The Billboard Divorce: Why YouTube’s Exit Is a Wake-Up Call for the Music Industry
By: Donna Budica & George Karalexis
The Billboard Hot 100 has been the definitive “Bible” of the music industry for decades; a vital institution that gave artists a goal to chase and the industry a reliable benchmark for success and comparison. At TEN2 Media, our respect for Billboard, their team, and its impact and legacy is not lost – we work alongside them frequently and recognize its immense value within the ecosystem.
This week’s news that YouTube will pull its data from Billboard’s U.S. charts starting January 2026 is more than a corporate misalignment. It spotlights another – and deliberate – marble in The Great Recalibration jar; public acknowledgment that cultural impact and revenue are measured differently.
Math Versus Movement
The friction is in the weight of a fan. Billboard balances artistic popularity with economic reality, giving streams/views from subscriptions (paid) a higher weighted value than ad-supported (free) views.
This week, Billboard adjusted its free to paid ratio from 3 to 1 down to 2.5 to 1 – meaning 2.5 free streams equal one paid stream.
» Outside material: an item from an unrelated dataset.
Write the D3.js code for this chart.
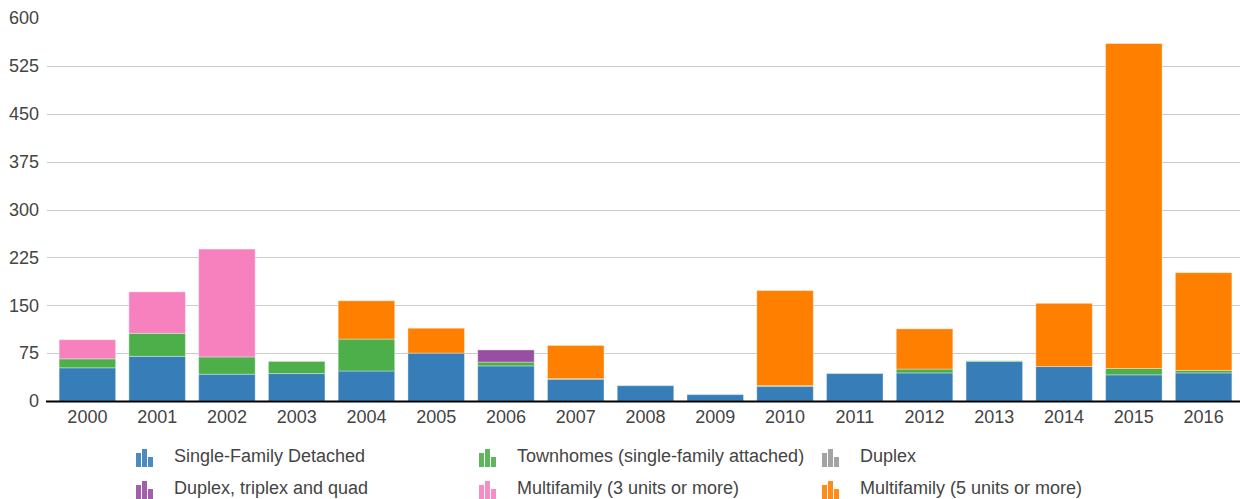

While this closes the gap slightly, it still reinforces a hierarchy: if a fan is not paying for a subscription, their engagement is valued less, which by nature undervalues predominantly ad-supported platforms (like YouTube) and its audience / impact.
Devaluing ad-supported audiences signals that democratized reach matters less than a credit card transaction. Yet when a viewer chooses to engage with a music video or YouTube Short, it signals high intent. On YouTube, the world’s most powerful discovery engine, dismissing that value is misguided and shortsighted, ultimately undermining economic potential and long-term customer lifetime value.
The Radio Disconnect
Radio airplay still makes up 20-30 % of the Hot 100 formula. That underscores a significant disconnect with how fans engage with and consume music today.
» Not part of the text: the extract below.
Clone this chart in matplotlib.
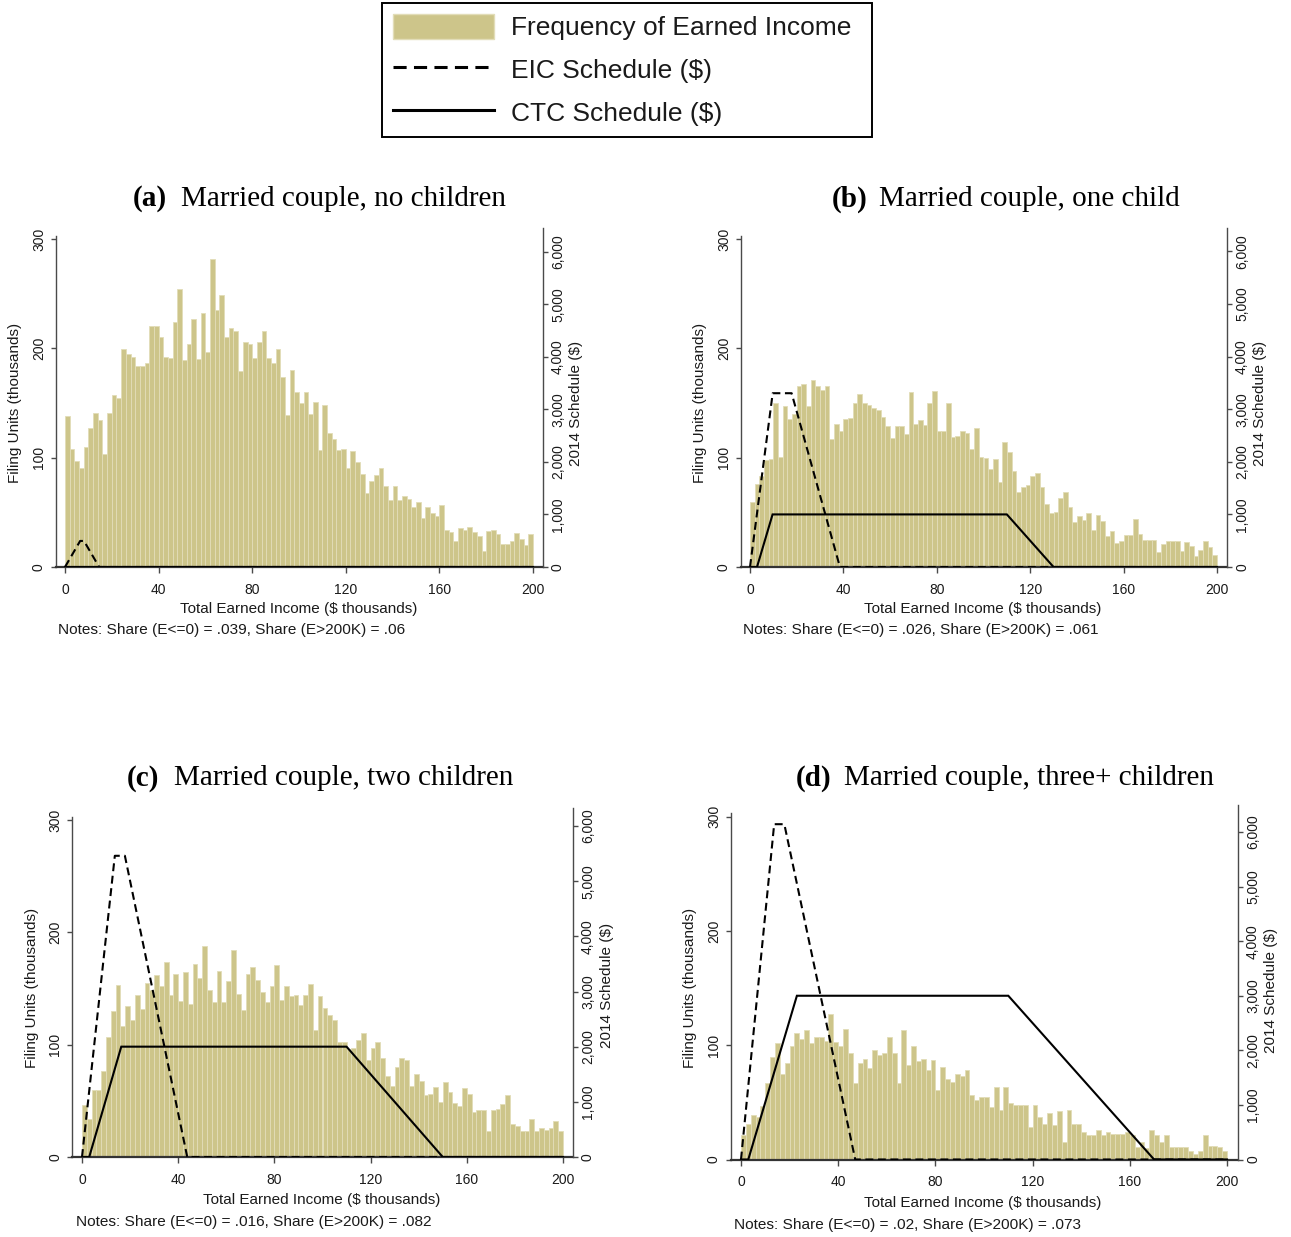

Radio is outdated, passive, and unreflective of modern media. A fan who listens to a song they did not choose, in the car or while shopping, could contribute to charting MORE than your actively sought out free view. This allows a small group of programmers to remain as the gatekeepers.
When you factor in these "passive" radio spins alongside "weighted" streaming tiers, you get a chart that is increasingly difficult for the public to recognize. There was a time when most people on the street could name the Top 10 songs in the country. Today, the calculations are so convoluted that a song can sit at #1 based on radio longevity while a song that is actually soundtracking the culture is buried at #40.
Expanding Surface Area
In effort to incrementally level the playing field of opportunity, we at Ten2 always advise artists to maximize their SURFACE AREA – splice and dice your music and content in a clever and consistent way, to hit a diverse cross section of audience consumption and discovery without burnout. It’s possible and productive. We do it all the time. And it works. “Hits” are not just songs that get played on MTV anymore; they’re the shared, remixed, and on-loop ones.
YouTube’s departure from Billboard’s formula is a bold declaration of independence – actioning and acknowledging that active engagement is the new currency. Relying on a singular superlative as the premier metric of success is increasingly moot – fandom criteria lives within community, comments, and consistency.
A Clear Inflection Point
The systems that once anchored the industry are under duress. Metrics built around passive reach, historical leverage, and paywalls don’t always reflect how audiences discover and engage with music and culture.
What matters now is intent, deliberateness, and participation. Culture is being built in public by audiences who actively decide what to watch, share, remix, and revisit. So what’s next: Industry-wide recalibration that reflects the NOW. On a micro-level, push for an evolution of charting – away from mere records of distribution to a meaningful insight into genuine audience engagement. Frameworks that ignore this will ultimately dissipate, measuring a version of success that no longer exists (More is not a Metric), while those that adapt will emerge in authority.